And I do not love them. I hereby solemnly declare that I am too dumb to use “gargle”. Some years ago I finally gave in and accepted a “smart” “phone”, a nice small computer that can be used to telephone too. It came with an operating system that grew out of the gargle scrub (others like to call this an digital “ecosystem”) – hence one needs a gargle account to use that phone. I gnashingly accepted, and created such an account, and of course forgot all about it.
And because it is the product of a worldwide Korean conglomerate one can use the in-built browser, and whatnot, and at least try to (successfully) avoid the gargle octopus.
The phone btw works fine, and does what it is meant to do. The browser is good, and I happily kicked out the other stuff – without any (visible) problem, I may ad. I very seldom use that browser in question.
Now the gargle overlords want people to verify their age when they try to visit these terrible, smutty places in the blogger sphere. I finally gave in, the call of the smut was stronger than my stand against gargle.
So in my childish imagination I guessed : Hey, there is already an account with my name on it ; I can use it, see what is possible, maybe even create a blogger blog for convenience, and finally look at those forbidden blogs.
I forgot the password.
Of course I forgot the password – it’s three years ago, and I never intended to use that damn account back then. So I tried to log in – yes : There is always some option for idiots like me, just follow the instructions.
I got tits up, ran aground, whatever fine figure of speech you can find, personally I prefer “I ran against a wall”.
It started with gargle telling me that “cookies are not allowed on your computer”, what is bullshit according to my browser’s settings that allow cookies, they are only killed when I close the program. So I used another browser, (“PaleMoon” if you need to know, one of the last “stand-alone” (no cloud) browsers), and here I got a step further. But it was not possible to set a new password.
So I used my phone, and I was given – remarkably fast – a kind of replacement log-in via sms. What lead me to a screen asking for my password. I tried this several times, with the last one I remembered (wasn’t I even asked for this ?), with something new, just to be told that it is not workable, ended up nowhere.

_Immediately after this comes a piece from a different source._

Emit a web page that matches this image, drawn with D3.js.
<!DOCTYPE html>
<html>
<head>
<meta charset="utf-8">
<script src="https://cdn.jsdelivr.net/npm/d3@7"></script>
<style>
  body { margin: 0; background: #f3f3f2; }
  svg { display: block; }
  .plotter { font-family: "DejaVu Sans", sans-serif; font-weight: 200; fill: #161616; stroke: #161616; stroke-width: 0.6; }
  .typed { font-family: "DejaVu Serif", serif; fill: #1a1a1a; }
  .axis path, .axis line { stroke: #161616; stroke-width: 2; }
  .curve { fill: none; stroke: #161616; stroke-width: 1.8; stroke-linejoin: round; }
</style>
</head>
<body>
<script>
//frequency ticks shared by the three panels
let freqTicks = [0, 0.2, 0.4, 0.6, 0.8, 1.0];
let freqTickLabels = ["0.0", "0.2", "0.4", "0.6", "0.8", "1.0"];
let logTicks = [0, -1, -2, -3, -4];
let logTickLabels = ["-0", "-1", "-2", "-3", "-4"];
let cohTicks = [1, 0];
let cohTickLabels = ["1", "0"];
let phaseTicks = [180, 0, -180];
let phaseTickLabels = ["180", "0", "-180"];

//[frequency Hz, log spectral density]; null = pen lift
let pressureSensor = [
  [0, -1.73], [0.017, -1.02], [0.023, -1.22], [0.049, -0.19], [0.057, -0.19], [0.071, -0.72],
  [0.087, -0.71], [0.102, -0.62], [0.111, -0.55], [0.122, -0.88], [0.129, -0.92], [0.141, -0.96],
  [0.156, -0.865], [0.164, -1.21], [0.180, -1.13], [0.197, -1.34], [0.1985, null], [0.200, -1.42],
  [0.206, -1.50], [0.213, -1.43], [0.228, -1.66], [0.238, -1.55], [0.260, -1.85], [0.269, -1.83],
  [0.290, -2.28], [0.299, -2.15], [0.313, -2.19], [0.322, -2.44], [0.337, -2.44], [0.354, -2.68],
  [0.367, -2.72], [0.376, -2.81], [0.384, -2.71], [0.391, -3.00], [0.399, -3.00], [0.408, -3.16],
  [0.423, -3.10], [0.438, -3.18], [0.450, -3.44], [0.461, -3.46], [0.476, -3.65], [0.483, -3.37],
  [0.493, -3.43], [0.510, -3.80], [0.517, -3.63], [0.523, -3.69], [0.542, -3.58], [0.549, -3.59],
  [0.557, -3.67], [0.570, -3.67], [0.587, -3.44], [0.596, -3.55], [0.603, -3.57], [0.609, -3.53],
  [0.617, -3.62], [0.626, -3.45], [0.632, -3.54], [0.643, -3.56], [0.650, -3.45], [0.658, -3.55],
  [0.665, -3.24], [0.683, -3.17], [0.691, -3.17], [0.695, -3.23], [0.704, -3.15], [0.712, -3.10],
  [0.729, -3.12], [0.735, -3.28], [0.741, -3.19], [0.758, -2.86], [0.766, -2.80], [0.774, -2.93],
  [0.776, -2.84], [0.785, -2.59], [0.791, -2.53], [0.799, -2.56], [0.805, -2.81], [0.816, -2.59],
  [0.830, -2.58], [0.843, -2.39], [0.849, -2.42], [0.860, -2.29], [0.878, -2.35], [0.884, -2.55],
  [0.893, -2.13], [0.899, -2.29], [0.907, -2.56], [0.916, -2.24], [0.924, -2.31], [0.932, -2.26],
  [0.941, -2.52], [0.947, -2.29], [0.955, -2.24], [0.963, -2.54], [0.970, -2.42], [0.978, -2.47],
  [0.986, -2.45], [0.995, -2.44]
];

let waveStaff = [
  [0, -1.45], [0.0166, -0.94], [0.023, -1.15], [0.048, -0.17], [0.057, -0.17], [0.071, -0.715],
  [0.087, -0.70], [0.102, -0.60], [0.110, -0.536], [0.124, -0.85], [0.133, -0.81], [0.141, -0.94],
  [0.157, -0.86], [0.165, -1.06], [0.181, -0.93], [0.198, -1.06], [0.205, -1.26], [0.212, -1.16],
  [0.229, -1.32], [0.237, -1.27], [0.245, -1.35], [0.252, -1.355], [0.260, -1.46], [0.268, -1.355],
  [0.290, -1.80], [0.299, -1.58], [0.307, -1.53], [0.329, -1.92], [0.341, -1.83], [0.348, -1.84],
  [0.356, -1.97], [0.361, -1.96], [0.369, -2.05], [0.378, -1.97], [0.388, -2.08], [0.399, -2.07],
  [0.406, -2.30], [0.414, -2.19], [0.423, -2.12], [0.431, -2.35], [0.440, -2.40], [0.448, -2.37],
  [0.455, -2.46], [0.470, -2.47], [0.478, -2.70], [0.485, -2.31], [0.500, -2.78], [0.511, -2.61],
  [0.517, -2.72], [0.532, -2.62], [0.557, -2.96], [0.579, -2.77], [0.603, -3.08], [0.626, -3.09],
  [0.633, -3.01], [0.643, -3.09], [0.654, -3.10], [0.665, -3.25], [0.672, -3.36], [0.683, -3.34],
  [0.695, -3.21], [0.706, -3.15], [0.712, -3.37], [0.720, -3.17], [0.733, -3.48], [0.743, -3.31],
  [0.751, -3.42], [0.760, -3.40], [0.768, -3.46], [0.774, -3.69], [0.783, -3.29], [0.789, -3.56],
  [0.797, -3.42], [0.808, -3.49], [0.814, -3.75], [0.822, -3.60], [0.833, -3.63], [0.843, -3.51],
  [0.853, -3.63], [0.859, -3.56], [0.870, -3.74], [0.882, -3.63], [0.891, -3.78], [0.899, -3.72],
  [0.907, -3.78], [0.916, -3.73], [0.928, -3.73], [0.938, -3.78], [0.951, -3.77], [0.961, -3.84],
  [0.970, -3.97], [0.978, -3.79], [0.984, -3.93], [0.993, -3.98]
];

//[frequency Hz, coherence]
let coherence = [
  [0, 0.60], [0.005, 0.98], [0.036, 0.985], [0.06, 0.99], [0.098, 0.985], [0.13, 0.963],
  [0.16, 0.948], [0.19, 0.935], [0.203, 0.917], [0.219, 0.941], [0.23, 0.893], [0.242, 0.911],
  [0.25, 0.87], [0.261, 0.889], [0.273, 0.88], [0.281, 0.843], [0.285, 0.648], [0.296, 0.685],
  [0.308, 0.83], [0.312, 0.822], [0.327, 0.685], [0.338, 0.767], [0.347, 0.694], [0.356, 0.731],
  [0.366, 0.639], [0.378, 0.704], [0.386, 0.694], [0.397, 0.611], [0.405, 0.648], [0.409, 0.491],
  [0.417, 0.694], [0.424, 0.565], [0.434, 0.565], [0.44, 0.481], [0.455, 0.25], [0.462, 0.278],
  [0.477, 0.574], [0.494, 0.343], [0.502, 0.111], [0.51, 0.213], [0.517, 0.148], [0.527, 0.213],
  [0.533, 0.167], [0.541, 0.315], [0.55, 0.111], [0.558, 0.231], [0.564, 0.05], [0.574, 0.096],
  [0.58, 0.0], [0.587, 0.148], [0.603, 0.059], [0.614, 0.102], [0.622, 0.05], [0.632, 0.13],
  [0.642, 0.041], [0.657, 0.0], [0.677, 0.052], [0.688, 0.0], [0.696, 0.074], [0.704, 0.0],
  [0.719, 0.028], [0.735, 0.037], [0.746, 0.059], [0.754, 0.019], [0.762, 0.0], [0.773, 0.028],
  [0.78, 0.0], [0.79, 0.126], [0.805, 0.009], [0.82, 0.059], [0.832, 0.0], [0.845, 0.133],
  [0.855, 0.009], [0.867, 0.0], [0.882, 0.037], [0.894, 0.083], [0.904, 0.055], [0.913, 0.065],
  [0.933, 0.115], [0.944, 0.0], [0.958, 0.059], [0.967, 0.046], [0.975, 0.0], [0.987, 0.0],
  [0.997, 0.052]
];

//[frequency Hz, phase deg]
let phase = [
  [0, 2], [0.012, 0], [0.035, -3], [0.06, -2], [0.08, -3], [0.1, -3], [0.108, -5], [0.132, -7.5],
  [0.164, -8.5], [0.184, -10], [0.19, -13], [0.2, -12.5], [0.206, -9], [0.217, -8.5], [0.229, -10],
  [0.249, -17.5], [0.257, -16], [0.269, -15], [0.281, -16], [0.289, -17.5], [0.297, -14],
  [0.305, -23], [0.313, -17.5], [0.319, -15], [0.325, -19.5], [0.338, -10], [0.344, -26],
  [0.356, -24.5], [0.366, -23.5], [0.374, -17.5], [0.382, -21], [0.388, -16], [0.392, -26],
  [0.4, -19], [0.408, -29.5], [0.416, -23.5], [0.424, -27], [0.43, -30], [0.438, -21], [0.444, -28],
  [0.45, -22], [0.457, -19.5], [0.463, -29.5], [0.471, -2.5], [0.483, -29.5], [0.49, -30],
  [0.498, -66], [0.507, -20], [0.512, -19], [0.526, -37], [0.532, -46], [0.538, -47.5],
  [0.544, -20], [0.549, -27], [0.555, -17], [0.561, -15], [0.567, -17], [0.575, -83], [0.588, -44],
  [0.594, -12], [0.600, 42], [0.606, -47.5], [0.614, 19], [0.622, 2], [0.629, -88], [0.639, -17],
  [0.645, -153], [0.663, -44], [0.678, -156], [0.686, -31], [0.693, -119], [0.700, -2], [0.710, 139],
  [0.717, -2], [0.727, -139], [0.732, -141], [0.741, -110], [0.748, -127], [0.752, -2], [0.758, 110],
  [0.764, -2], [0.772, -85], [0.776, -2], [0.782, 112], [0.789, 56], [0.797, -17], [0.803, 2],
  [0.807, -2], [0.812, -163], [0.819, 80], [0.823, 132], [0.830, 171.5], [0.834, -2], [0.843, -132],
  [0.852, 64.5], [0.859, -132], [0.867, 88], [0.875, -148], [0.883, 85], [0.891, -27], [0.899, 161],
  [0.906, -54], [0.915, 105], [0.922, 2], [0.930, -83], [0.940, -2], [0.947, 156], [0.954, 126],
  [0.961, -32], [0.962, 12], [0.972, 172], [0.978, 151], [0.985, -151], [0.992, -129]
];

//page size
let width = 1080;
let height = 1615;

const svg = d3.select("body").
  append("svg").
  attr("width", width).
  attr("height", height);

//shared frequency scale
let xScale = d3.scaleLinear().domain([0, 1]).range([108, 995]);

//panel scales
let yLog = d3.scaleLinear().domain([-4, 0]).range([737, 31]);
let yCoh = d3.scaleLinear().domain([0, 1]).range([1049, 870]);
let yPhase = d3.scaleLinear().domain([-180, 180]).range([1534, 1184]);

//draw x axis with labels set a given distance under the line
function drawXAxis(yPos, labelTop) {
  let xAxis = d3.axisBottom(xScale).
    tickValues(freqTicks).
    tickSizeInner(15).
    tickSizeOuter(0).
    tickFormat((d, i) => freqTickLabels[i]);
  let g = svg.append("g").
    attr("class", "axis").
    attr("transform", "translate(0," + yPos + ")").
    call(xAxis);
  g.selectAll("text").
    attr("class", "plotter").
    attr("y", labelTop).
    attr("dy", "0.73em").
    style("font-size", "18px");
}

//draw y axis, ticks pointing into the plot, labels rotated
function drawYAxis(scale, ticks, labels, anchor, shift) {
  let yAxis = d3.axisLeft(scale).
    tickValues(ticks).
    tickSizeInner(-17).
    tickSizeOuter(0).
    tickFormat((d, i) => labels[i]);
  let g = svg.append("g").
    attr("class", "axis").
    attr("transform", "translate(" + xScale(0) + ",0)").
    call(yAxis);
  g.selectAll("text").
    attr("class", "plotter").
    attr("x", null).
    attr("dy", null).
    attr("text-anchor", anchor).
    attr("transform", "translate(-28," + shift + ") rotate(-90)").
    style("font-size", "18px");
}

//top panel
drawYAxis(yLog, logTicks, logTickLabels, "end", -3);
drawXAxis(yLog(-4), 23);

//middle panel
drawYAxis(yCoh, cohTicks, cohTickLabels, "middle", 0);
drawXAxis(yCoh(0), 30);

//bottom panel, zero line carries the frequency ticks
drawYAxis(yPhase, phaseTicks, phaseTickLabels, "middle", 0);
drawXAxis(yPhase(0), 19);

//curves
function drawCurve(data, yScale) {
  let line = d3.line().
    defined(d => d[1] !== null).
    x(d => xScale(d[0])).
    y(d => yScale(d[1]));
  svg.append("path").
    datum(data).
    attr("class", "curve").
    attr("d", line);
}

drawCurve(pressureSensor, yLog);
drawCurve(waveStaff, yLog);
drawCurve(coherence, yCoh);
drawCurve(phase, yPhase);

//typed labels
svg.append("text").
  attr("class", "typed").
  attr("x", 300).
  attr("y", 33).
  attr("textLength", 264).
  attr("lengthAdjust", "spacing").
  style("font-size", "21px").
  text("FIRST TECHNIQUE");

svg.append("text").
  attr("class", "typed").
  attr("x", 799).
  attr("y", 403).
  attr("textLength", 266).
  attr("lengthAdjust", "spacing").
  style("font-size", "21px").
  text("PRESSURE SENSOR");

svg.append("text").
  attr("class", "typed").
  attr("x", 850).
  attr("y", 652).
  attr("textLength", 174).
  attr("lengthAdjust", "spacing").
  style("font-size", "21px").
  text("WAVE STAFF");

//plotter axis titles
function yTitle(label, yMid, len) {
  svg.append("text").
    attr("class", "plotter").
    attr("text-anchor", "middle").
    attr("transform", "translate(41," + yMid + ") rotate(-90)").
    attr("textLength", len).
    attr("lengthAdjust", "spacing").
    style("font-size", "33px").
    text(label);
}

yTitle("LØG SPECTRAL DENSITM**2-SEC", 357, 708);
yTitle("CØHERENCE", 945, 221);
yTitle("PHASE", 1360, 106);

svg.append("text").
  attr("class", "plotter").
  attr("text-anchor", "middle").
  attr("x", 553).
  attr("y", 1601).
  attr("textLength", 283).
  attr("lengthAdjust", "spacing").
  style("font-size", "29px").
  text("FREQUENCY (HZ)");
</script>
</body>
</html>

The last screen on my computer told me that “I try to log in from a machine / device gargle does not know“, so try something else. They could have had it a little shorter with a simple “Get lost !”. Someone should re-write their messages.
That was it then : I admit defeat.
I am too dumb to use this software, I am obviously too dumb to reach my “own” account, and / or to reset a password. All this hopping through hoops took the better part of this afternoon, before I had to leave for work, and this evening, after I had returned from work. I am too dumb for this, and happily admire all those people for whom it is basically nothing but a snap to solve such problems. And frankly : Gargle does not have to “know” my computer, what ever that means.
Maybe I need to start from scratch, and set up a gargle account for Hans Depp. (Hans Arsch may already be taken, it seems to be the standard gargle account’s name.)